I was bored after the first (interminable) 45 minutes. I didn’t watch any more. I wasn’t drawn in to the story at all, the characters spent so little time together that I am amazed they realized their mutual attraction. My wife watched it all and was not teribly impressed. A couple neightbors said it was very good, I don’t think she feels the same.

Many other people have pointed it out, but the story only works if it’s a gay couple. As for them spending little time together, it’s kind of set up as a fairy tale - true, everlasting, abiding love is what we’re talking about. It has more of an original Brothers Grimm ending then the sanitized versions we always hear about, but that’s what it is.

FTR, I did love the movie.

I haven’t seen the movie, and can’t comment on how good/bad it was.

But I DO think its failure to win the Oscar is a sign that many, many people in Hollywood didn’t really like it as much as they pretended.

My wife and I quite liked it, but, to a person, everyone else we know who’s seen it thought it was boring, underwhelming, etc. I think because of the extensive advertising campaign, a lot of people went expecting a more conventional, faster-paced romantic drama… not a arthouse-type movie where the atmosphere and emotions are more imporant than rushing from Plot Point A to Plot Point B.

And also, I meant to add, expecting the two leads to be unimpeachable Movie Heroes who are always likable and always do the right thing, instead of two flawed dudes who frequently messed things up and screwed other people over, like real humans.

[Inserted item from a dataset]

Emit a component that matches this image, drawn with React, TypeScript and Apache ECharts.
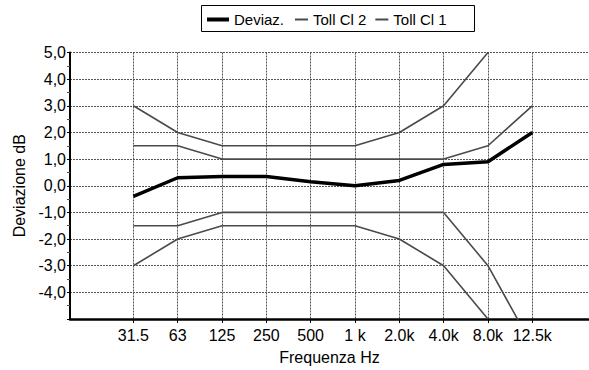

Oh yeah. I liked it. Though I agree with you on the unexpected violence of it all. I’ve even thought about starting a thread on it specifically, since I have no experience - how could I? - of gay male sex outside of one porn film or this movie. But I don’t know how I would ask. Do gay males romance each other? Make love? Or does it generally tend to come afterwards…a whole world I know nothing about.

I didn’t see the movie, but I’ve read about it in depth, and I’ve read the short story. I don’t understand this pansexual poster’s point either. That’s where the pathos comes from, is what I mean to say.

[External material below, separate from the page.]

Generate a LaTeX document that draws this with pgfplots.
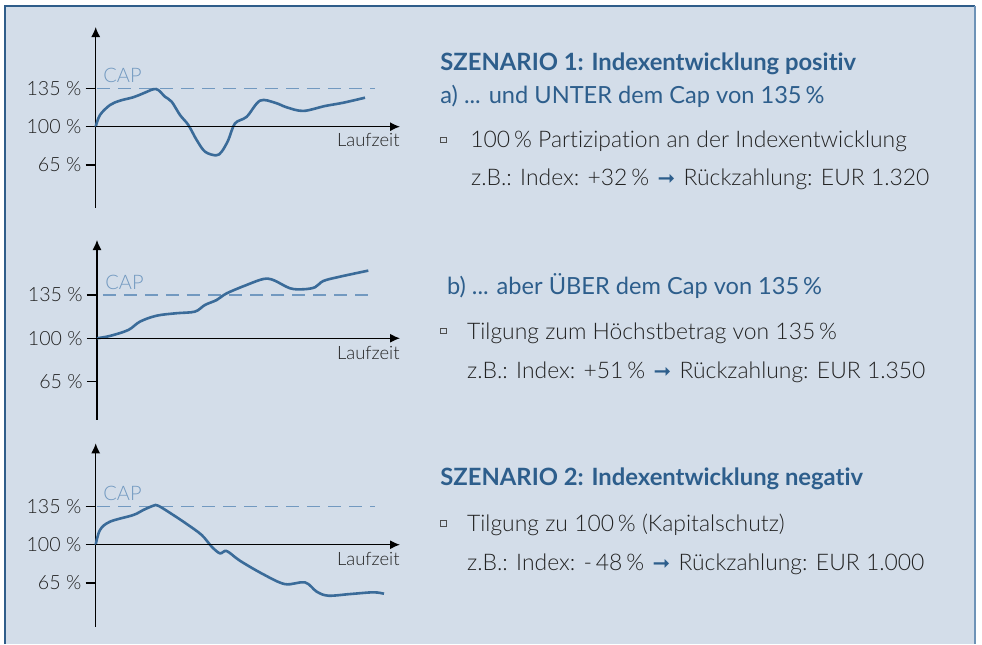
\documentclass[border=0pt]{standalone}
\usepackage{fontspec}
\setmainfont{Lato}[Ligatures={NoCommon}]
\IfFontExistsTF{Lato Light}{\newfontfamily\bodyfont{Lato Light}[Ligatures={NoCommon}]}{\newfontfamily\bodyfont{Lato}[Ligatures={NoCommon}]}
\newfontfamily\symfont{DejaVu Sans}
\usepackage{pgfplots}
\pgfplotsset{compat=1.18}
\usetikzlibrary{arrows.meta}
\definecolor{bgc}{HTML}{D3DDE9}
\definecolor{bordD}{HTML}{2F5D8A}
\definecolor{bordL}{HTML}{6E93B7}
\definecolor{headblue}{HTML}{2D5E8C}
\definecolor{curvec}{HTML}{3A6B99}
\definecolor{capc}{HTML}{7299C0}
\definecolor{txt}{HTML}{222222}
\pgfplotsset{mini/.style={
  scale only axis, clip=false,
  axis y line=left, axis x line=none,
  xtick=\empty, ytick={65,100,135},
  yticklabels={65 \%,100 \%,135 \%},
  tick align=outside, major tick length=5pt,
  every outer y axis line/.append style={line width=0.6pt,-{Latex[length=5pt,width=4.5pt]}},
  y axis line style={line width=0.6pt,-{Latex[length=5pt,width=4.5pt]}},
  ytick style={line width=0.6pt, black},
  yticklabel style={font=\bodyfont\fontsize{9.8}{10}\selectfont, text=txt, inner sep=0pt, xshift=-2pt},
}}
\newcommand{\arr}{\hspace{0.1em}{\color{headblue}\symfont\fontsize{10.5}{10}\selectfont ➞}\hspace{0.1em}}
\begin{document}
\begin{tikzpicture}
\useasboundingbox (0,0) rectangle (491pt,322pt);
\fill[bgc] (2.5pt,0) rectangle (487.5pt,319pt);
\draw[bordD, line width=1.2pt] (2.5pt,0) -- (2.5pt,319pt) -- (487.5pt,319pt);
\draw[bordL, line width=1.2pt] (487.5pt,319pt) -- (487.5pt,0);

% Plot 1
\begin{axis}[mini, at={(47.85pt,218pt)}, anchor=south west,
  width=152.15pt, height=90.5pt, xmin=95.7, xmax=400, ymin=25.7, ymax=191.1]
\addplot[capc, line width=0.6pt, dash pattern=on 6.5pt off 4pt] coordinates {(97,135) (375,135)};
\addplot[curvec, line width=1.3pt, smooth, tension=0.55, no markers] coordinates {
(95.7,100) (100,110.7) (110,119.8) (120,123.8) (133.3,126.9) (143.3,130.5) (153.3,134.2) (158.3,133.5)
(165,127.4) (171.7,122.8) (180,110.7) (188.3,101.6) (196.7,87.8) (205,77.2) (216,73.8) (221.7,77.2)
(228.3,87.8) (235,103) (246.7,109.1) (260,123.8) (275,121.9) (286.7,117.7) (303.3,114.4) (325,118.9)
(343.3,121.9) (365,126.5)};
\draw[line width=0.6pt,-{Latex[length=5pt,width=4.5pt]}] (axis cs:95.7,100) -- (axis cs:400,100);
\node[anchor=base west, inner sep=0pt, text=capc, font=\bodyfont\fontsize{10}{10}\selectfont] at (axis cs:103,135) [yshift=3pt] {CAP};
\node[anchor=base east, inner sep=0pt, text=txt, font=\bodyfont\fontsize{9.2}{10}\selectfont] at (axis cs:400,100) [yshift=-10pt] {Laufzeit};
\end{axis}

% Plot 2
\begin{axis}[mini, at={(48.5pt,112pt)}, anchor=south west,
  width=151.5pt, height=90pt, xmin=97, xmax=400, ymin=33.8, ymax=179.6]
\addplot[capc, line width=0.6pt, dash pattern=on 6.5pt off 4pt] coordinates {(103,135) (372,135)};
\addplot[curvec, line width=1.3pt, smooth, tension=0.55, no markers] coordinates {
(97,100) (110,101.9) (128.3,106.7) (140,113.5) (156.7,118.3) (176.7,120.3) (195,121.6) (205,127)
(216.7,131) (226.7,136.4) (246.7,143.2) (263.3,148) (273.3,147.2) (290,140.5) (303.3,139.7) (315,141.3)
(323.3,146.4) (340,149.9) (368.3,154.8)};
\draw[line width=0.6pt,-{Latex[length=5pt,width=4.5pt]}] (axis cs:97,100) -- (axis cs:400,100);
\node[anchor=base west, inner sep=0pt, text=capc, font=\bodyfont\fontsize{10}{10}\selectfont] at (axis cs:105,135) [yshift=3pt] {CAP};
\node[anchor=base east, inner sep=0pt, text=txt, font=\bodyfont\fontsize{9.2}{10}\selectfont] at (axis cs:400,100) [yshift=-10.8pt] {Laufzeit};
\end{axis}

% Plot 3
\begin{axis}[mini, at={(47.85pt,8.65pt)}, anchor=south west,
  width=152.15pt, height=91.7pt, xmin=95.7, xmax=400, ymin=24.9, ymax=192.9]
\addplot[capc, line width=0.6pt, dash pattern=on 6.5pt off 4pt] coordinates {(97,135) (375,135)};
\addplot[curvec, line width=1.3pt, smooth, tension=0.55, no markers] coordinates {
(95.7,100) (100,113.5) (110,121.1) (133.3,127.2) (143.3,131.8) (153.3,135.7) (158.3,135.7) (173.3,127.2)
(186.7,119) (201.7,108.9) (211.7,98.2) (220,92.1) (226.7,94.2) (240,85.3) (263.3,72.9) (285,63.9)
(305,65.5) (316.7,57) (328.3,53.3) (350,54.8) (373.3,56.4) (384,55.1)};
\draw[line width=0.6pt,-{Latex[length=5pt,width=4.5pt]}] (axis cs:95.7,100) -- (axis cs:400,100);
\node[anchor=base west, inner sep=0pt, text=capc, font=\bodyfont\fontsize{10}{10}\selectfont] at (axis cs:103,135) [yshift=3pt] {CAP};
\node[anchor=base east, inner sep=0pt, text=txt, font=\bodyfont\fontsize{9.2}{10}\selectfont] at (axis cs:400,100) [yshift=-10.5pt] {Laufzeit};
\end{axis}

% Text
\tikzset{hd/.style={anchor=base west, inner sep=0pt, text=headblue, font=\fontsize{11.8}{14}\selectfont},
         bd/.style={anchor=base west, inner sep=0pt, text=txt, font=\bodyfont\fontsize{11.45}{14}\selectfont},
         bul/.style={draw=txt!80, line width=0.4pt, minimum size=2.8pt, inner sep=0pt}}
\node[hd, font=\fontsize{11.9}{14}\selectfont\bfseries] at (220pt,286.5pt) {SZENARIO 1: Indexentwicklung positiv};
\node[hd] at (220pt,270pt) {a) ... und UNTER dem Cap von 135\,\%};
\node[bul] at (221.75pt,252pt) {};
\node[bd] at (235pt,248.35pt) {100\,\% Partizipation an der Indexentwicklung};
\node[bd] at (235.35pt,229.15pt) {z.B.: Index: +32\,\% \arr{} Rückzahlung: EUR 1.320};

\node[hd] at (223.35pt,174.5pt) {b) ... aber ÜBER dem Cap von 135\,\%};
\node[bul] at (221.75pt,156.5pt) {};
\node[bd] at (233.35pt,152.35pt) {Tilgung zum Höchstbetrag von 135\,\%};
\node[bd] at (233.35pt,132.85pt) {z.B.: Index: +51\,\% \arr{} Rückzahlung: EUR 1.350};

\node[hd, font=\fontsize{11.9}{14}\selectfont\bfseries] at (220pt,79pt) {SZENARIO 2: Indexentwicklung negativ};
\node[bul] at (221.75pt,60.35pt) {};
\node[bd] at (233.35pt,56.15pt) {Tilgung zu 100\,\% (Kapitalschutz)};
\node[bd] at (233.35pt,37pt) {z.B.: Index: -\,48\,\% \arr{} Rückzahlung: EUR 1.000};
\end{tikzpicture}
\end{document}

As for the sex scene in question, I’m fascinated – again, not having seen it myself – with how much difference there is in the perception of this by different viewers. That alone suggests to me a degree of subtlety. Can I get you to explain what about the scene suggests rape to you, Priceguy?*

As for whether they are assholes, sure. The last flick with a major romantic element in it where I didn’t hate the leads was Romancing the Stone, I think. Everybody in love is an asshole. This is one of the truism of the cinema. :stuck_out_tongue:

Can’t speak to the editing, that’s definitely one aspect of a film that is impossible to grasp without either seeing it or looking at a shot-by-shot breakdown.

*This is true, and completely unrelated to this topic, but last night I had a dream that every thread on the Dope was suddenly authored by one Priceguy.

Ooo, I loved that movie. Who knew Michael Douglas could shake his hips like that? A dancing man always gains points in my eyes.

Indeed. The movie is, in fact, that rare thing: a faithful adaptation of a book (well, a novella). A very well written novella at that, with realistic, rounded, complex, flawed, sometimes unlikeable characters. Not “Hollywood” at all, which might have confused people.

Its failure to win the Oscar was more a function of Hollywood a) getting a little tired of the assumption that BBM would win, b) a late push by Crash supporters, c) lingering discomfort over the subject matter and d) the desire to go for a safe “controversial” choice.

Some do, some don’t. And it’s also situational. Sorta like straight males.

As for the notion that the sex scene suggests rape, I just don’t get it. Yes, the sex was rough, but rough sex doesn’t equal rape.

I agree that with two straight characters, it would not have gotten all the attention. That being said, it isn’t a story about a straight couple, it’s a story about a gay one.

I found it underwhelming, but I think only because of all the hype. I think if I’d watched it without hearing all the rigamarole, I probably would have found it entertaining enough.

I DEFINITELY don’t think it deserved an Oscar.

If I started a thread about it, would you answer in more detail? Do you think it’s appropriate? Or should I just drop it?

Yup, and if Titanic had been lauded specifically for being about heterosexuality I would have said the same thing about that film.

Not get married and spend their lives lying to their wives? Not threaten your wife with violence when she exposes your lies? Not fuck some Mexican male prostitute as if you couldn’t spell STD (I mean, AIDS wasn’t known back then, but STDs were)?

Sure it would. They could still be married and cheat with each other, thus having to lie and sneak around just as much.

I didn’t. I fully expected to love it. I’m surprised and disappointed.

I didn’t expect that, but if I’m going to care about their love story, feel sorry for them and so forth, I can’t think they’re assholes. So you can only fuck a couple of times a year? Oh, poor babies. Maybe if you weren’t cheating assholes I would care about that.

I’m not saying it was a rape, just that there was a minimum of, you know, holding and kissing and touching and well anything, really, except Ennis forcefully turning Jack on his stomach and penetrating. There was enough of that.

They didn’t talk, kiss, embrace, anything. All of a sudden, one guy flips the other guy over and fucks him.

Seriously? Light laughter.

As an aside, I didn’t really see Ennis and Jack as exclusive homosexuals. It seemed to me that they did have feelings for their wives and did enjoy sex with them as well.

If that scene had been between two people who had had sex previously, I doubt I would have raised an eyebrow. But this was their first time, there had been nothing romantic between them previously. I’m not even sure how Ennis managed to be certain that Jack wouldn’t elbow his nose right off his face when he did what he did.